Restate each line word for word. Leave out every picture.
[BEGIN Dataset section]
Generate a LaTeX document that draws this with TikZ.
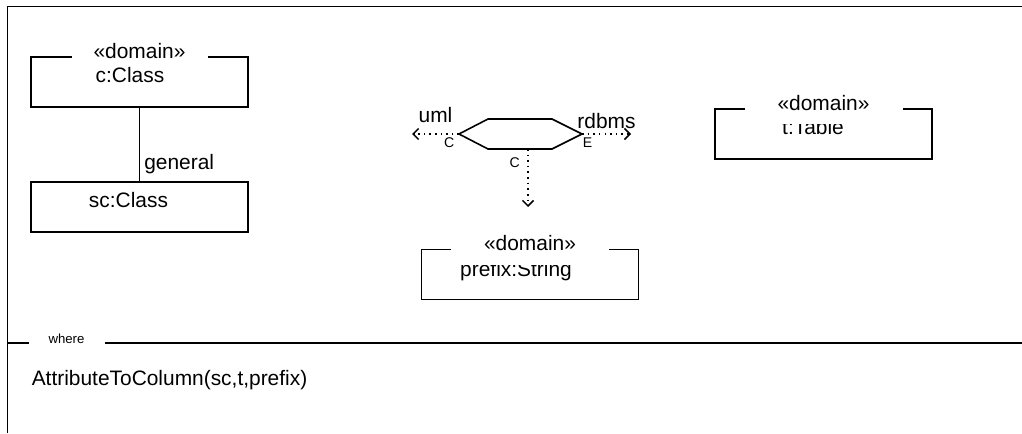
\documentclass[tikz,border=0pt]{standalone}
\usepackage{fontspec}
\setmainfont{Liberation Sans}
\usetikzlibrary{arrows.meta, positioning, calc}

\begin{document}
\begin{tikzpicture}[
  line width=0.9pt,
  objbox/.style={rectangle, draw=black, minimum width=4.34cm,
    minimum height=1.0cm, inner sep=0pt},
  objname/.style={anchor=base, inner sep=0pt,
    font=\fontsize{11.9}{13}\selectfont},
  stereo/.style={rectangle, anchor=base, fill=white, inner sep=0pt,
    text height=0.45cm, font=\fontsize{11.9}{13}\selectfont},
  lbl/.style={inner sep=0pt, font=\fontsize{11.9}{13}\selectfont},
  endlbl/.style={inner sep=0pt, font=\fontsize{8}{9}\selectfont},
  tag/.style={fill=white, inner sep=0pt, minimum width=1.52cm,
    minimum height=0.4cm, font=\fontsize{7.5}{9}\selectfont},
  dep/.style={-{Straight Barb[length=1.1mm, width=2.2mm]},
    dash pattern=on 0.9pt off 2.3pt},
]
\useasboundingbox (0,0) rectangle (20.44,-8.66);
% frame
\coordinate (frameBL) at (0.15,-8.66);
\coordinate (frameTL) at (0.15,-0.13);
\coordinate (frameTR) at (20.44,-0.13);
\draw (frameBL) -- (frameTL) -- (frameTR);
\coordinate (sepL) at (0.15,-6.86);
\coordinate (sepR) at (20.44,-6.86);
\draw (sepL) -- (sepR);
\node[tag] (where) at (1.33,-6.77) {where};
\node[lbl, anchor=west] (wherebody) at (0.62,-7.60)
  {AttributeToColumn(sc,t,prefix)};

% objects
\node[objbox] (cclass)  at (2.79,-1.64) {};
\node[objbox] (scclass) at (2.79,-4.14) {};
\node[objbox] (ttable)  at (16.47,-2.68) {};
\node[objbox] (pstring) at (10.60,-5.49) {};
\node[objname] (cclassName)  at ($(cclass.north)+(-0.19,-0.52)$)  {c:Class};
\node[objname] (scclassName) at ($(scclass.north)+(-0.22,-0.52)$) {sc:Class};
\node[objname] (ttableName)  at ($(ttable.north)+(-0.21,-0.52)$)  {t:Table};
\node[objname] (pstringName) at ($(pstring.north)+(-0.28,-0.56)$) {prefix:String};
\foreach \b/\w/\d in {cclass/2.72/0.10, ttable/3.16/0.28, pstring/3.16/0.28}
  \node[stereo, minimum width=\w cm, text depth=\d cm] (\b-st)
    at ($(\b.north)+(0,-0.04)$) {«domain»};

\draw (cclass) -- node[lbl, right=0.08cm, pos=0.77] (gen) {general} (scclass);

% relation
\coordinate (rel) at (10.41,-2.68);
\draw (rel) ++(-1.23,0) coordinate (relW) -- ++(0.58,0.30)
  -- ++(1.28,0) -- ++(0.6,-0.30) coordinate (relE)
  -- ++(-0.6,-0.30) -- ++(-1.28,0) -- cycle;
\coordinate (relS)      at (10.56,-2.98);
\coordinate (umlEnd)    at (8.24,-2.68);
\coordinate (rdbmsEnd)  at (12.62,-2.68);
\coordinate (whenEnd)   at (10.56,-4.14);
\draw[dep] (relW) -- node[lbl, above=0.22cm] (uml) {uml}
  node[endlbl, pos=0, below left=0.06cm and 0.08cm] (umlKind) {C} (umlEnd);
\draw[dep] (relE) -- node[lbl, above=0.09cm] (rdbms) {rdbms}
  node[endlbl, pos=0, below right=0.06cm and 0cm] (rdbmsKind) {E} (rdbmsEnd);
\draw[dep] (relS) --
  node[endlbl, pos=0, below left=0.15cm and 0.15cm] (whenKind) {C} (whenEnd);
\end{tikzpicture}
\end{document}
[END Dataset section]
→ **Response to this task**:
Generate a LaTeX document that draws this with TikZ.
\documentclass[tikz,border=0pt]{standalone}
\usepackage{fontspec}
\setmainfont{Liberation Sans}
\usetikzlibrary{arrows.meta, positioning, calc}

\begin{document}
\begin{tikzpicture}[
  line width=0.9pt,
  objbox/.style={rectangle, draw=black, minimum width=4.34cm,
    minimum height=1.0cm, inner sep=0pt},
  objname/.style={anchor=base, inner sep=0pt,
    font=\fontsize{11.9}{13}\selectfont},
  stereo/.style={rectangle, anchor=base, fill=white, inner sep=0pt,
    text height=0.45cm, font=\fontsize{11.9}{13}\selectfont},
  lbl/.style={inner sep=0pt, font=\fontsize{11.9}{13}\selectfont},
  endlbl/.style={inner sep=0pt, font=\fontsize{8}{9}\selectfont},
  tag/.style={fill=white, inner sep=0pt, minimum width=1.52cm,
    minimum height=0.4cm, font=\fontsize{7.5}{9}\selectfont},
  dep/.style={-{Straight Barb[length=1.1mm, width=2.2mm]},
    dash pattern=on 0.9pt off 2.3pt},
]
\useasboundingbox (0,0) rectangle (20.44,-8.66);
% frame
\coordinate (frameBL) at (0.15,-8.66);
\coordinate (frameTL) at (0.15,-0.13);
\coordinate (frameTR) at (20.44,-0.13);
\draw (frameBL) -- (frameTL) -- (frameTR);
\coordinate (sepL) at (0.15,-6.86);
\coordinate (sepR) at (20.44,-6.86);
\draw (sepL) -- (sepR);
\node[tag] (where) at (1.33,-6.77) {where};
\node[lbl, anchor=west] (wherebody) at (0.62,-7.60)
  {AttributeToColumn(sc,t,prefix)};

% objects
\node[objbox] (cclass)  at (2.79,-1.64) {};
\node[objbox] (scclass) at (2.79,-4.14) {};
\node[objbox] (ttable)  at (16.47,-2.68) {};
\node[objbox] (pstring) at (10.60,-5.49) {};
\node[objname] (cclassName)  at ($(cclass.north)+(-0.19,-0.52)$)  {c:Class};
\node[objname] (scclassName) at ($(scclass.north)+(-0.22,-0.52)$) {sc:Class};
\node[objname] (ttableName)  at ($(ttable.north)+(-0.21,-0.52)$)  {t:Table};
\node[objname] (pstringName) at ($(pstring.north)+(-0.28,-0.56)$) {prefix:String};
\foreach \b/\w/\d in {cclass/2.72/0.10, ttable/3.16/0.28, pstring/3.16/0.28}
  \node[stereo, minimum width=\w cm, text depth=\d cm] (\b-st)
    at ($(\b.north)+(0,-0.04)$) {«domain»};

\draw (cclass) -- node[lbl, right=0.08cm, pos=0.77] (gen) {general} (scclass);

% relation
\coordinate (rel) at (10.41,-2.68);
\draw (rel) ++(-1.23,0) coordinate (relW) -- ++(0.58,0.30)
  -- ++(1.28,0) -- ++(0.6,-0.30) coordinate (relE)
  -- ++(-0.6,-0.30) -- ++(-1.28,0) -- cycle;
\coordinate (relS)      at (10.56,-2.98);
\coordinate (umlEnd)    at (8.24,-2.68);
\coordinate (rdbmsEnd)  at (12.62,-2.68);
\coordinate (whenEnd)   at (10.56,-4.14);
\draw[dep] (relW) -- node[lbl, above=0.22cm] (uml) {uml}
  node[endlbl, pos=0, below left=0.06cm and 0.08cm] (umlKind) {C} (umlEnd);
\draw[dep] (relE) -- node[lbl, above=0.09cm] (rdbms) {rdbms}
  node[endlbl, pos=0, below right=0.06cm and 0cm] (rdbmsKind) {E} (rdbmsEnd);
\draw[dep] (relS) --
  node[endlbl, pos=0, below left=0.15cm and 0.15cm] (whenKind) {C} (whenEnd);
\end{tikzpicture}
\end{document}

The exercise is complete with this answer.